I was standing in Jack In The Box in Inglewood. I looked down at my outfit. I did look a mess—a comfortable mess though. I had on my worn-looking gym shoes, tights, a somewhat faded but clean African print dress, topped by my freeform dreadlocks, which were thick, but a little fuzzy looking.

I should be embarrassed that I was mistaken for the homeless, but when I write, I get in the zone and become invisible to myself and to my characters whom I’m observing. I am vulnerable when I write, but I am happy as a hummingbird.

I had been on a writing binge at McDonald’s and was experiencing the afterglow that only writers can understand.

“No,” I replied. “Why do you ask? Do I look that bad?” I laughed out loud. I am blessed in that I have a roof over my head, but it’s funny how I can look “throwed away” (my late mother’s old expression) when I’m writing.

“No. You look fine. It’s just you are rolling a suitcase.”

I looked down at my laptop bag. “No, this is a laptop.”

I thought of all the women I see with suitcases walking around LA and Inglewood.

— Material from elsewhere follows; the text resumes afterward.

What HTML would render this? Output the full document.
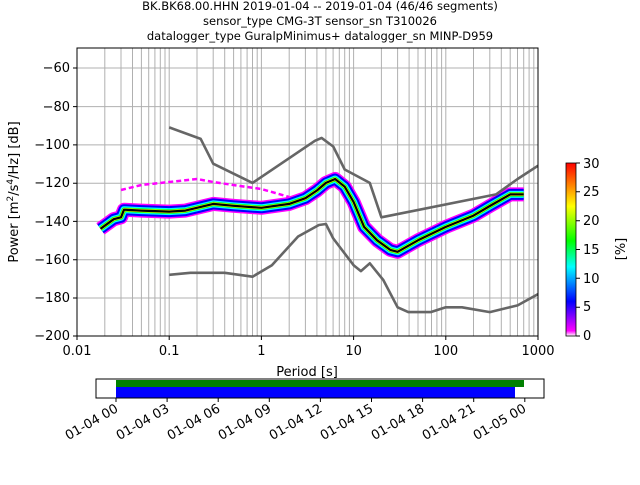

Many are homeless. They sleep in Starbucks and McDonald’s. They sleep on the sidewalks, in homeless camps, and in shelters. They wash up in the public restrooms.

In talking to the woman, I found out she was homeless and looking for food. She gave me the address of a homeless shelter which was helping her. I kept it to hand out to people. (I am still a social worker at heart.) The woman also admitted she had been clean from cocaine for two days. I had a few single dollars on me, so I gave her something. “Buy you something to eat,” I admonished.

I’ve blogged about the homeless before and given statistics.

Today, 1-28-18, in the Sunday Los Angeles Times, there is a new series called “Without a Home” about this ceaseless crisis.

According to Los Angeles Mayor Eric Garcetti, in 2016, the county’s homeless number rose to 47,00, with 28,000 in the city alone. “This could be the year that we bring the numbers down.”

Can and could. But didn’t, so the newspaper says.

So, what can we do as citizens? There have been millions of dollars and endless political promises about homelessness, but the situation is getting worse. Can you rent out a house and give rooms to the homeless? I believe there is city money available to help to this end.

Just thinking out loud.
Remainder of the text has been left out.